Olcott Hotel - Ownership

Ownership

Ralph Reck, manager of the Olcott Hotel, was elected Chairman of the Board of the Hotel Executive Club in January 1937. In August 1946 the hotel was sold to Atwood C. Wolfe for cash above a purchase money first mortgage of $850,000 made by the Travelers Insurance Company. Its property value was assessed at $1,250,000. Hotel Olcott, Inc., was represented by attorney Abraham J. Halprin. The property was sold to Wolfe through George W. Warneicke. The buyer was represented by Dreyer & Traub.

The Olcott Hotel was owned by a syndicate composed of E. Fishbein, S. Mendick, and M. Kaplan in 1956. In September of that year they purchased the Oliver Cromwell apartment-hotel, which was located at 12 West Seventy-Second Street near Central Park West. The syndicate leased the Oliver Cromwell, a twenty-nine story edifice, from the Olicrom Operating Corporation, who represented Herbert Riesner. The deal was brokered by Des Gabor, vice-president of M. Morgenthau-Seixas Company. The title was insured by the City Title Insurance Company.

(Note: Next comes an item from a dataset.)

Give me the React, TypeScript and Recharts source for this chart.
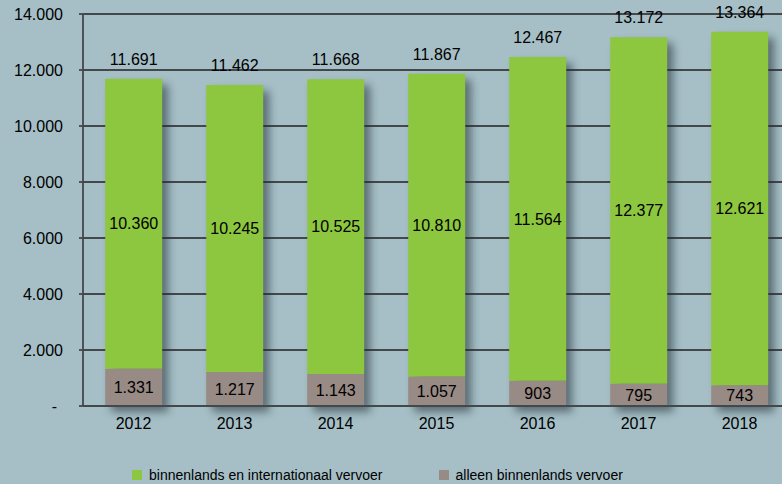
import React from 'react';
import { BarChart, Bar, XAxis, YAxis, CartesianGrid, LabelList } from 'recharts';

const years = ['2012', '2013', '2014', '2015', '2016', '2017', '2018'];
const domestic = [1331, 1217, 1143, 1057, 903, 795, 743];
const international = [10360, 10245, 10525, 10810, 11564, 12377, 12621];
const totals = [11691, 11462, 11668, 11867, 12467, 13172, 13364];
const yTicks = [0, 2000, 4000, 6000, 8000, 10000, 12000, 14000];
const legendItems = [
  { label: 'binnenlands en internationaal vervoer', color: '#8dc63f' },
  { label: 'alleen binnenlands vervoer', color: '#988a85' },
];

const rows = years.map((year, i) => ({
  year,
  domestic: domestic[i],
  intl: international[i],
  total: totals[i],
}));

const fmt = (n: any) => String(n).replace(/\B(?=(\d{3})+(?!\d))/g, '.');

const FONT = '"Liberation Sans", Arial, sans-serif';
const BG = '#a6bfc6';
const FS = 16;
const LINE = '#43484b';

const ShadowShape = (props: any) => {
  const { x, y, width, height, payload, fill } = props;
  const px = payload.domestic > 0 ? height / payload.domestic : 0;
  const totalH = payload.total * px;
  const top = y + height - totalH;
  return (
    <g>
      <rect
        x={x + 6}
        y={top + 6}
        width={width}
        height={totalH}
        fill="#1e2a30"
        opacity={0.55}
        filter="url(#barShadowBlur)"
      />
      <rect x={x} y={y} width={width} height={height} fill={fill} />
    </g>
  );
};

const YTick = (props: any) => {
  const { x, y, payload } = props;
  const v = payload.value;
  return (
    <text
      x={v === 0 ? x - 6 : x}
      y={y}
      dy={5.5}
      textAnchor="end"
      fontSize={FS}
      fontFamily={FONT}
      fill="#000"
    >
      {v === 0 ? '-' : fmt(v)}
    </text>
  );
};

export default function App() {
  return (
    <div style={{ position: 'fixed', left: 0, top: 0, width: 782, height: 484, overflow: 'hidden', background: BG }}>
      <svg width={0} height={0} style={{ position: 'absolute' }}>
        <defs>
          <filter id="barShadowBlur" x="-50%" y="-50%" width="200%" height="200%">
            <feGaussianBlur stdDeviation={4} />
          </filter>
        </defs>
      </svg>
      <BarChart
        width={800}
        height={484}
        data={rows}
        margin={{ top: 14, right: 10, bottom: 38, left: 0 }}
        barCategoryGap="22%"
        style={{ fontFamily: FONT }}
      >
        <CartesianGrid horizontal vertical={false} stroke={LINE} strokeWidth={1.8} />
        <XAxis
          dataKey="year"
          tickLine={false}
          axisLine={{ stroke: LINE, strokeWidth: 1.8 }}
          tick={{ fill: '#000', fontSize: FS, fontFamily: FONT }}
          tickMargin={6}
          height={40}
        />
        <YAxis
          domain={[0, 14000]}
          ticks={yTicks}
          width={83}
          interval={0}
          tickSize={4}
          tickMargin={16}
          tickLine={{ stroke: LINE, strokeWidth: 1.8 }}
          axisLine={{ stroke: LINE, strokeWidth: 1.8 }}
          tick={<YTick />}
        />
        <Bar dataKey="domestic" stackId="a" fill="#988a85" isAnimationActive={false} shape={<ShadowShape />}>
          <LabelList dataKey="domestic" position="center" formatter={fmt} fill="#000" fontSize={FS} fontFamily={FONT} />
        </Bar>
        <Bar dataKey="intl" stackId="a" fill="#8dc63f" isAnimationActive={false}>
          <LabelList dataKey="intl" position="center" formatter={fmt} fill="#000" fontSize={FS} fontFamily={FONT} />
          <LabelList dataKey="total" position="top" offset={14} formatter={fmt} fill="#000" fontSize={FS} fontFamily={FONT} />
        </Bar>
      </BarChart>
      <div
        style={{
          position: 'absolute',
          left: 132,
          top: 467,
          display: 'flex',
          alignItems: 'center',
          fontFamily: FONT,
          fontSize: 14,
          lineHeight: '16px',
          color: '#000',
          whiteSpace: 'nowrap',
        }}
      >
        {legendItems.map((it, i) => (
          <div key={it.label} style={{ display: 'flex', alignItems: 'center', marginRight: i === 0 ? 56 : 0 }}>
            <span style={{ display: 'inline-block', width: 10, height: 10, background: it.color, marginRight: 7 }} />
            <span>{it.label}</span>
          </div>
        ))}
      </div>
    </div>
  );
}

Joseph Slutsky, 76, owned the Olcott Hotel along with his sons, Ben and Julius, at the time of his death in November 1958. Slutsky founded the Nevele Hotel in New York City in 1901. The Slutskys formerly owned the Raleigh Hotel and Metropole Hotel in Miami, Florida.

Eugene Fishbein managed the Olcott Hotel in 1980. At the time he had been in charge of operations for twenty-five years. In 1980 all units in the hotel had pantries or kitchenettes. Almost two thirds of its four hundred and fifty units were rent stabilized. Long-term occupants paid $300 to $450 per month for studio apartments. One bedroom apartments cost from $400 to $600 monthly. Incoming tenants paid fifty percent more than the stabilized rates. New tenants tended to be transient, people from abroad or members of the entertainment industry. They stayed only two to three weeks on average.

In 1995 Olcott Hotel owners offered to pay $600,000 to restore the building if the New York City Planning Department agreed to legalize its twenty-nine professional suites and one hundred twenty-two transient hotel rooms. The hotel had been operating for more than thirty years without proper zoning permission. Lee Rosen, the building's general manager, wanted the building to remain exactly as it is.